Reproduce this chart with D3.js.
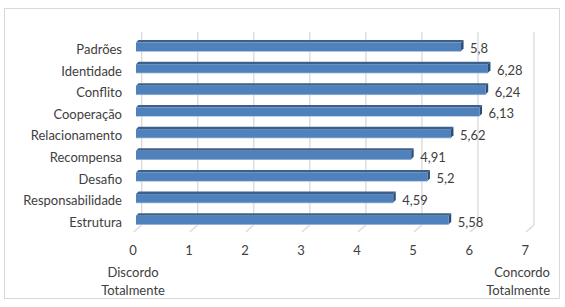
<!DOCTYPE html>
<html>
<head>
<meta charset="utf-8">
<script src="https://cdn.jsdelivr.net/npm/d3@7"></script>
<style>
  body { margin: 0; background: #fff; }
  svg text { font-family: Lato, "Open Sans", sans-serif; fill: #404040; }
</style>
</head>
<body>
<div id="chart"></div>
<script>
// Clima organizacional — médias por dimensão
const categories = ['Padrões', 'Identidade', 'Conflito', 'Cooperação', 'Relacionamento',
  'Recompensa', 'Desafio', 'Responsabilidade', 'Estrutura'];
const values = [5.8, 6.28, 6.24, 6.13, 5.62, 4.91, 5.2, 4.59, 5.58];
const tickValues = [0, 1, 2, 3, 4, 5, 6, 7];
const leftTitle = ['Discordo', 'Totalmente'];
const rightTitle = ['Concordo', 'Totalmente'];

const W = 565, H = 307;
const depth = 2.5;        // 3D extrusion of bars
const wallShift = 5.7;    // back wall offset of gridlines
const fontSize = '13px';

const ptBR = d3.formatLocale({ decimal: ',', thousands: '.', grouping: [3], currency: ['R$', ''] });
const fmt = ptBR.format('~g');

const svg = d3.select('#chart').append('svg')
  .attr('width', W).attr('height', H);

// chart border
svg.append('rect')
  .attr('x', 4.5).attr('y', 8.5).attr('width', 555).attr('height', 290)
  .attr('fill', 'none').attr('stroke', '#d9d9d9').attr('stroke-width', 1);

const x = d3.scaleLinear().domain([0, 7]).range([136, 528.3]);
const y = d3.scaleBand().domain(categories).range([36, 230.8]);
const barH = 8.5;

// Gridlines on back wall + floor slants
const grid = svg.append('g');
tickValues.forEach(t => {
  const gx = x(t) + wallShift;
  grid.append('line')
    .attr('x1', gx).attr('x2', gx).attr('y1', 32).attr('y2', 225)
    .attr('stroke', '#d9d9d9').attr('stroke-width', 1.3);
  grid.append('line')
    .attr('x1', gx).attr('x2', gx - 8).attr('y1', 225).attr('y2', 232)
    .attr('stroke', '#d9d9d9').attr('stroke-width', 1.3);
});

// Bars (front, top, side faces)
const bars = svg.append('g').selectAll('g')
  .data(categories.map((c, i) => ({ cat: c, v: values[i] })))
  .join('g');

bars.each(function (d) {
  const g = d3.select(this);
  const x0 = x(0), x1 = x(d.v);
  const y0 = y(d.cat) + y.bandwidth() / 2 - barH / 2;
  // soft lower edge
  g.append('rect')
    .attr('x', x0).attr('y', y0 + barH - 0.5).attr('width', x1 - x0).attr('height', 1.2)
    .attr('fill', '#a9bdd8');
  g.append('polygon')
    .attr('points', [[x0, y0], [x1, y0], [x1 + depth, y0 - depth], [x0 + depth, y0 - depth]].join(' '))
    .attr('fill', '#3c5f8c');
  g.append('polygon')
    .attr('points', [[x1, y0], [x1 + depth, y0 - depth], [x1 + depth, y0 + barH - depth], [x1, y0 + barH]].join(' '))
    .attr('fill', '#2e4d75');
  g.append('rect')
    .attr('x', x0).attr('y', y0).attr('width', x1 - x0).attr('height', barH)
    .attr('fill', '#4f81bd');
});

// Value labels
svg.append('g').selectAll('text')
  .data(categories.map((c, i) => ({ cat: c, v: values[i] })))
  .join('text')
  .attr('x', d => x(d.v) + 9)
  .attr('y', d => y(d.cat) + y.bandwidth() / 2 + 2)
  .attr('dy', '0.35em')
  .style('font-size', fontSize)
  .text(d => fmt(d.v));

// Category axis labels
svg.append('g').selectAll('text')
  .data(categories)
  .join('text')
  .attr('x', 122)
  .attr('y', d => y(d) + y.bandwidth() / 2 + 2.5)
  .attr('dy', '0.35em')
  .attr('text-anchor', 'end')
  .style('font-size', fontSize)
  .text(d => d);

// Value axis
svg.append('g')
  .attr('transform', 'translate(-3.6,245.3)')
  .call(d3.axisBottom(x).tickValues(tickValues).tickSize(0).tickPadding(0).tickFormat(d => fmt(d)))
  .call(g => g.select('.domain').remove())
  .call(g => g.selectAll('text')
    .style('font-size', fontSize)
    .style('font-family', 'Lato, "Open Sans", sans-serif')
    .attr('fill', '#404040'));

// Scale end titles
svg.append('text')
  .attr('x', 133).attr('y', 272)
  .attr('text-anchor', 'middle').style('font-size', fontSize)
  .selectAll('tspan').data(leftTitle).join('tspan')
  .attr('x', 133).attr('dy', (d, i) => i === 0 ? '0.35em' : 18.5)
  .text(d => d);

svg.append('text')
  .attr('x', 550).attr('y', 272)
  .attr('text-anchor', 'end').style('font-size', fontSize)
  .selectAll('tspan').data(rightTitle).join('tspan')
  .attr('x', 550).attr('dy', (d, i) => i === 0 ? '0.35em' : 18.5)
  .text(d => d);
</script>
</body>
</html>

--

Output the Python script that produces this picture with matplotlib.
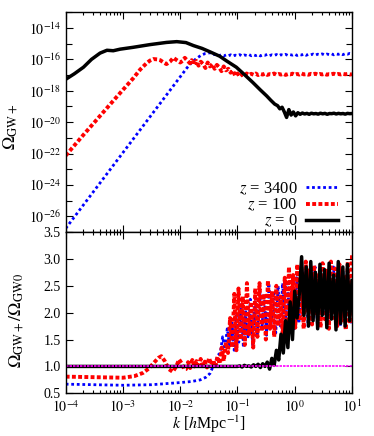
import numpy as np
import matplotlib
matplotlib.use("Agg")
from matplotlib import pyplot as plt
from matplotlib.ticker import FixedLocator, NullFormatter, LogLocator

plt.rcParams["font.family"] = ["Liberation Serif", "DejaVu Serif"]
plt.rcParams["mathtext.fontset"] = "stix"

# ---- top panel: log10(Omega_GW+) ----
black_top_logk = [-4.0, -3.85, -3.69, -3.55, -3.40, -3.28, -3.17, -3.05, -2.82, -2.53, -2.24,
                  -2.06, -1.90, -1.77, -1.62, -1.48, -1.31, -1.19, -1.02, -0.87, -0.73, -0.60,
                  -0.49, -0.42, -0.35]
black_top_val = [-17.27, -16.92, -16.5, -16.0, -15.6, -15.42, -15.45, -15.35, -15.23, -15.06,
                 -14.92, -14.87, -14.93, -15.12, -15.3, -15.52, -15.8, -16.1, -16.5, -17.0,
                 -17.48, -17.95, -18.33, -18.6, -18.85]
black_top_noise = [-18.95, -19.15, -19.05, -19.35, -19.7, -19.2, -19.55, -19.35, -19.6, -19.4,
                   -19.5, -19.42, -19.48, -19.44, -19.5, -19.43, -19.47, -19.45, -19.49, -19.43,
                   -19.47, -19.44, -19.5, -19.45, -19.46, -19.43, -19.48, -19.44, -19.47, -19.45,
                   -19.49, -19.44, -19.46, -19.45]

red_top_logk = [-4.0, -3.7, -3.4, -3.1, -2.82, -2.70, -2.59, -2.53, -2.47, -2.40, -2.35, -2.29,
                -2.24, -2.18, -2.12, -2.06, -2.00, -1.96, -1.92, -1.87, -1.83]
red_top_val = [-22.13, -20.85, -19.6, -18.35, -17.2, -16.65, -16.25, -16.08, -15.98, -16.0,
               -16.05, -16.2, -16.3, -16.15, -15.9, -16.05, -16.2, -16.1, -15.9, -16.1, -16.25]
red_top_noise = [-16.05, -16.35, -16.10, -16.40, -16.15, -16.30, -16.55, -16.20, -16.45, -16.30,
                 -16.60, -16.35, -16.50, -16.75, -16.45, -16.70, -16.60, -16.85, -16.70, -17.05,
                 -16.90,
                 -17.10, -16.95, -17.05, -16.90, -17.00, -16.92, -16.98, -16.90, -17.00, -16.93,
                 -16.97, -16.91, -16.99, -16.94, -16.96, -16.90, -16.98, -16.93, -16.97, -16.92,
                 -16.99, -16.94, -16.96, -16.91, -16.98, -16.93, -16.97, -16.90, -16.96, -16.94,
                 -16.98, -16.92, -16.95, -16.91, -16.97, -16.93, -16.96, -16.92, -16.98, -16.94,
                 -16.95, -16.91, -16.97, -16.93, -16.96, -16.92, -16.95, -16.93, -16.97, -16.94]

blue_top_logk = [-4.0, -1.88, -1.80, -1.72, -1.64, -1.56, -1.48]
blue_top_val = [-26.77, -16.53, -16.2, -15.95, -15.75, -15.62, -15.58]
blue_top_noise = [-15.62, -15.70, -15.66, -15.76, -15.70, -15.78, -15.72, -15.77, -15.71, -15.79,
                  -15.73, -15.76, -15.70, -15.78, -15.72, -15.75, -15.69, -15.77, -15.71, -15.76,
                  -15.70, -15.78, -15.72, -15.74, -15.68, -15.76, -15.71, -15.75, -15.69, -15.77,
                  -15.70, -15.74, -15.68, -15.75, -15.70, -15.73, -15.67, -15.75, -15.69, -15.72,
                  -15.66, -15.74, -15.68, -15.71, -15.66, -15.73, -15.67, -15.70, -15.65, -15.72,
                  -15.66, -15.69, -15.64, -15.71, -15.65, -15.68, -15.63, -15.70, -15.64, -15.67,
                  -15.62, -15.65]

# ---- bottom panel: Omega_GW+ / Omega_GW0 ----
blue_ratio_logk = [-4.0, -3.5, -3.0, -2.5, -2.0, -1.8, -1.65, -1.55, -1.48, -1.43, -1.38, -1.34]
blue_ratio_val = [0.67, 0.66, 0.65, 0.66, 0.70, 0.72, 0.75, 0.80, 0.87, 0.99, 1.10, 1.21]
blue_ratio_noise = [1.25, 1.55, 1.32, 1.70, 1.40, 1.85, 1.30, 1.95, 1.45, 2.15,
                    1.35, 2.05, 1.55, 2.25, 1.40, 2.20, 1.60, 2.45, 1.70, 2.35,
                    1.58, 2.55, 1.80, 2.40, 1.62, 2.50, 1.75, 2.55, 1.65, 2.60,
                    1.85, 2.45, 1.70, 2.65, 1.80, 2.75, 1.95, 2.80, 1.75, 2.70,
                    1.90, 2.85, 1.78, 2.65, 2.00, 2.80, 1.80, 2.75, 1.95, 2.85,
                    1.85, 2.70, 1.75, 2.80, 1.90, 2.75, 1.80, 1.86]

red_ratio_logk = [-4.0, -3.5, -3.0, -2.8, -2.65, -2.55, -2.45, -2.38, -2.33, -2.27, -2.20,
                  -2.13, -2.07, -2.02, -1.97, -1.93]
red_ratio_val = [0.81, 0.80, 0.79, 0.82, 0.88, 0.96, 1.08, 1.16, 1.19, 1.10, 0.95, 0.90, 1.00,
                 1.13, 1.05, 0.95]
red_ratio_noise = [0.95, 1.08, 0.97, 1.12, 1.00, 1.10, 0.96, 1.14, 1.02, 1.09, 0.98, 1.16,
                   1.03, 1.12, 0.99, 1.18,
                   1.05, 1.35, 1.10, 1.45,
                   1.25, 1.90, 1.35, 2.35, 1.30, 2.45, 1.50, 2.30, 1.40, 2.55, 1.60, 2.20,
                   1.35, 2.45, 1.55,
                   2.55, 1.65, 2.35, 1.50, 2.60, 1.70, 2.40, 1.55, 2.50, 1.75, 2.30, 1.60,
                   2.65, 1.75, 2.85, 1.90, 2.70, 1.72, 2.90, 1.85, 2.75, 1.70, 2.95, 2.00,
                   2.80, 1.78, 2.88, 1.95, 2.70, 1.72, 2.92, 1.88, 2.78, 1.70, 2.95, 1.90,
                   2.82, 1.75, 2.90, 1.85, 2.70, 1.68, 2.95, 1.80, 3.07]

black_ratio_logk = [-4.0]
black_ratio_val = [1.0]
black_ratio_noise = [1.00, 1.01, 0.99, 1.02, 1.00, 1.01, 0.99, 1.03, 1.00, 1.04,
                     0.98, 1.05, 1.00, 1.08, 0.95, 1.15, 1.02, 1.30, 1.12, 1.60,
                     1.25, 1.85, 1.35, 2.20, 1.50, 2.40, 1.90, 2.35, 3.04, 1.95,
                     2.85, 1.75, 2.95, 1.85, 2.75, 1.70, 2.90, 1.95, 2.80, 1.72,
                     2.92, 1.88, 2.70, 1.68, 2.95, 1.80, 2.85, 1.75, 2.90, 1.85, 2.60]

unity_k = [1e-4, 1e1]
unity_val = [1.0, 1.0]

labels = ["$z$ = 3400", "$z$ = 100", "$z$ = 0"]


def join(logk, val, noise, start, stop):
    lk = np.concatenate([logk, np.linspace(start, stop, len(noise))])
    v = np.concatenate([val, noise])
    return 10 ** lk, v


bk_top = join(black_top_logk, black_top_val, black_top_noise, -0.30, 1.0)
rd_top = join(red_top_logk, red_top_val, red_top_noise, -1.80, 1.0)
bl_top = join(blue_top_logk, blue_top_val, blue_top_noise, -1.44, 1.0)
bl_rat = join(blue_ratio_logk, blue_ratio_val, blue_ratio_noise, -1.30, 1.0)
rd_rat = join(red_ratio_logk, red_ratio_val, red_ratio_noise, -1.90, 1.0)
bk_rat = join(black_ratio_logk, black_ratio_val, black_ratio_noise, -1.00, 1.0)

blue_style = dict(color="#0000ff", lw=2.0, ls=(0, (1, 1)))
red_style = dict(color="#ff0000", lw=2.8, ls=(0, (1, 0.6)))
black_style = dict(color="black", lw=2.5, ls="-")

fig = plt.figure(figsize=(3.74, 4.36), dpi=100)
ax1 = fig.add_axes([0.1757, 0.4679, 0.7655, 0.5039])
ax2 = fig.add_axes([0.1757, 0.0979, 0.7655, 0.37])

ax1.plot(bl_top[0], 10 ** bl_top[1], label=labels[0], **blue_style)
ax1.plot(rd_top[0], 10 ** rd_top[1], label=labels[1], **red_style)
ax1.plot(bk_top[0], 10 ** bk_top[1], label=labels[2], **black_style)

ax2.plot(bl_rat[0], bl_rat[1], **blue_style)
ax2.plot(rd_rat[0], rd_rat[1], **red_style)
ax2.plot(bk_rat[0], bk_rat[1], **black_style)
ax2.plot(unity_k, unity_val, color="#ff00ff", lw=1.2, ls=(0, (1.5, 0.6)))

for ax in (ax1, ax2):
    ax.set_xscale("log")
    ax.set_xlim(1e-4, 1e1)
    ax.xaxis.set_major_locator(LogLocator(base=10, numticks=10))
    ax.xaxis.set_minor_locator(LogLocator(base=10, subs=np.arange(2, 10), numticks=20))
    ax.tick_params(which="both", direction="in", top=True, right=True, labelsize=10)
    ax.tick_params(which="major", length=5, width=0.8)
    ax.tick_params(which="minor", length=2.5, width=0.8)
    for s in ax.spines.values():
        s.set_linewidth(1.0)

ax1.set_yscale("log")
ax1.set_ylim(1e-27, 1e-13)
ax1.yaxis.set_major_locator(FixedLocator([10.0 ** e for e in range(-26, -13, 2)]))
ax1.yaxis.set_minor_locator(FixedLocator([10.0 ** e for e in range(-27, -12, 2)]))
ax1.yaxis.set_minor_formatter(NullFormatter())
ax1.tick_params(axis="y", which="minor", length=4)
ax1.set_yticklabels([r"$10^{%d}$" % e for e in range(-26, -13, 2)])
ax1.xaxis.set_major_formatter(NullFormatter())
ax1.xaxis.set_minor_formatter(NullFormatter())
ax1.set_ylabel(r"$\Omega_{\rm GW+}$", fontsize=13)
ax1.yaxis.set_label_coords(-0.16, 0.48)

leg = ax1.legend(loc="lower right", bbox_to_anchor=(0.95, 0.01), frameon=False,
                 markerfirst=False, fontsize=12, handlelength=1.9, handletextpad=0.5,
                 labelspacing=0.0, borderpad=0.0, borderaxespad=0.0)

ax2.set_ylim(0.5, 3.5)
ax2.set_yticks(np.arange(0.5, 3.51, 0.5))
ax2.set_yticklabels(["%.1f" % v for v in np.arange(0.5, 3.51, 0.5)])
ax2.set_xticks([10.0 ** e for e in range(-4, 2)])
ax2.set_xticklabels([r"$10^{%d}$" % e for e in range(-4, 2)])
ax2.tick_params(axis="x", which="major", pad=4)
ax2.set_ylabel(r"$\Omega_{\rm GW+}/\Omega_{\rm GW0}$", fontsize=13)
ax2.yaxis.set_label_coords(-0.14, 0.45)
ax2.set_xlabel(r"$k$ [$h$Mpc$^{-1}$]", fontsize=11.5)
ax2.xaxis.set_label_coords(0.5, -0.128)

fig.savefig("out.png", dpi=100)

==

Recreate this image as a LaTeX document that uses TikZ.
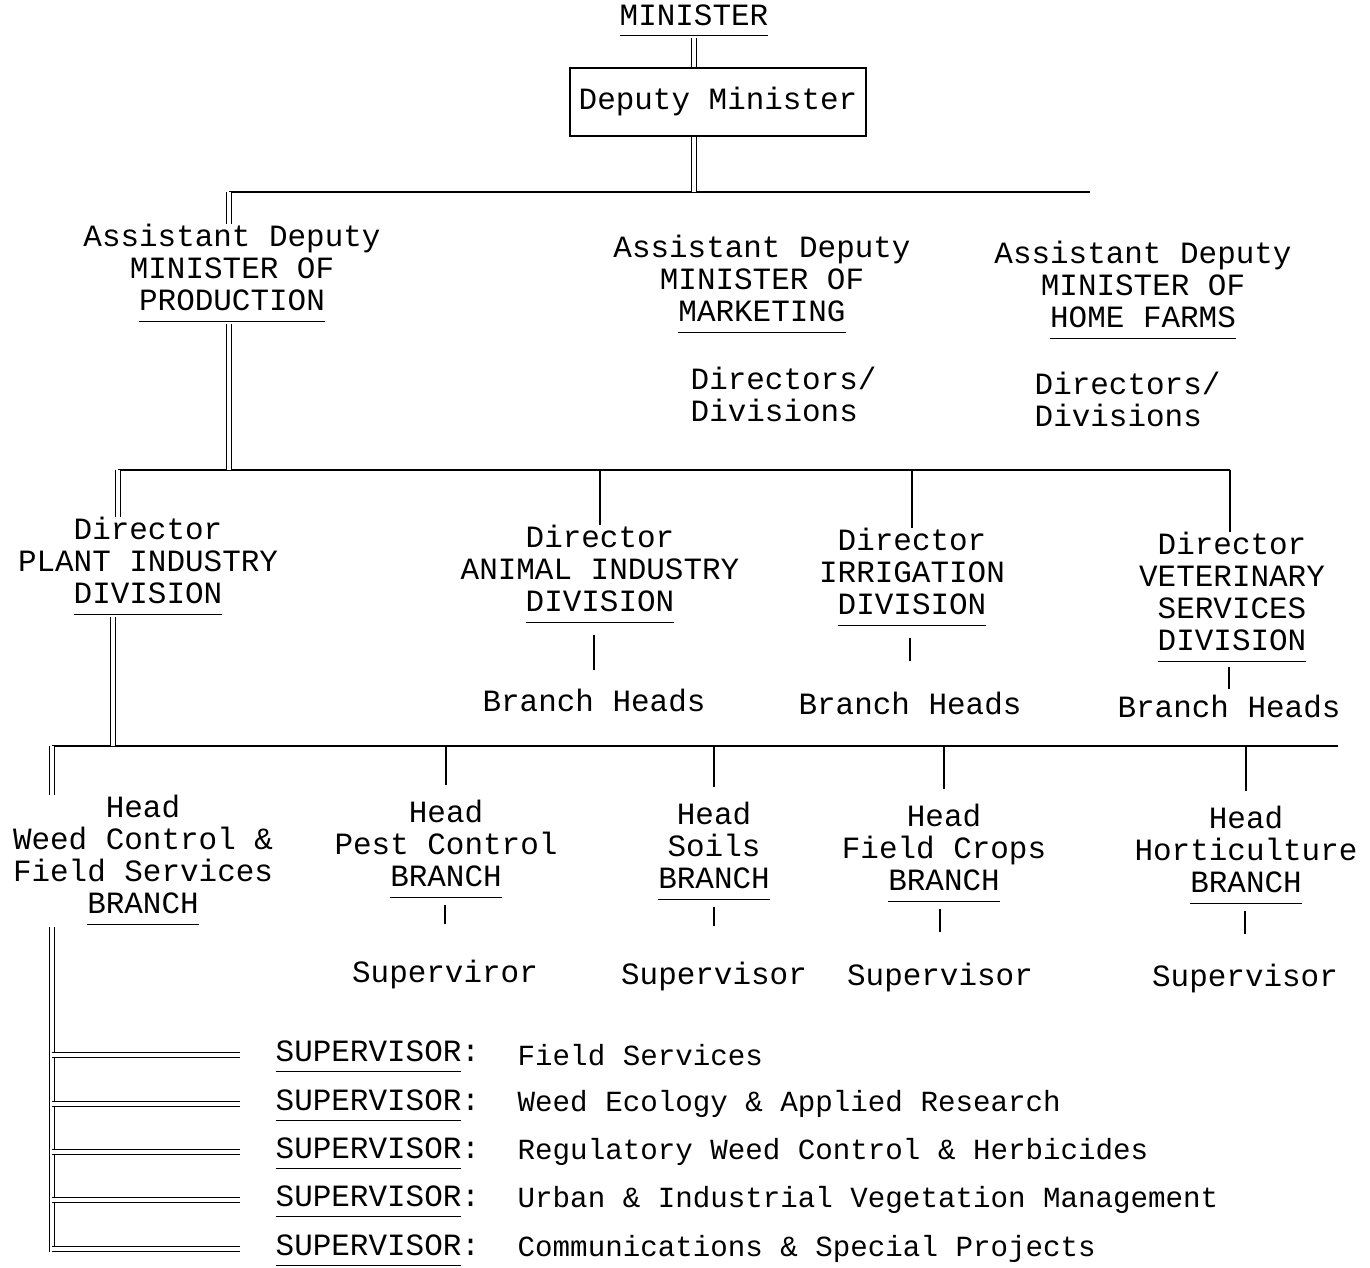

Aim of the exercise:
Only the lines from the one with "Reproduce this chart with D3.js." through the one with "const barH = 8.5;" belong in your copy; retype them exactly and drop any pictures.

Exercise answer:
Reproduce this chart with D3.js.
<!DOCTYPE html>
<html>
<head>
<meta charset="utf-8">
<script src="https://cdn.jsdelivr.net/npm/d3@7"></script>
<style>
  body { margin: 0; background: #fff; }
  svg text { font-family: Lato, "Open Sans", sans-serif; fill: #404040; }
</style>
</head>
<body>
<div id="chart"></div>
<script>
// Clima organizacional — médias por dimensão
const categories = ['Padrões', 'Identidade', 'Conflito', 'Cooperação', 'Relacionamento',
  'Recompensa', 'Desafio', 'Responsabilidade', 'Estrutura'];
const values = [5.8, 6.28, 6.24, 6.13, 5.62, 4.91, 5.2, 4.59, 5.58];
const tickValues = [0, 1, 2, 3, 4, 5, 6, 7];
const leftTitle = ['Discordo', 'Totalmente'];
const rightTitle = ['Concordo', 'Totalmente'];

const W = 565, H = 307;
const depth = 2.5;        // 3D extrusion of bars
const wallShift = 5.7;    // back wall offset of gridlines
const fontSize = '13px';

const ptBR = d3.formatLocale({ decimal: ',', thousands: '.', grouping: [3], currency: ['R$', ''] });
const fmt = ptBR.format('~g');

const svg = d3.select('#chart').append('svg')
  .attr('width', W).attr('height', H);

// chart border
svg.append('rect')
  .attr('x', 4.5).attr('y', 8.5).attr('width', 555).attr('height', 290)
  .attr('fill', 'none').attr('stroke', '#d9d9d9').attr('stroke-width', 1);

const x = d3.scaleLinear().domain([0, 7]).range([136, 528.3]);
const y = d3.scaleBand().domain(categories).range([36, 230.8]);
const barH = 8.5;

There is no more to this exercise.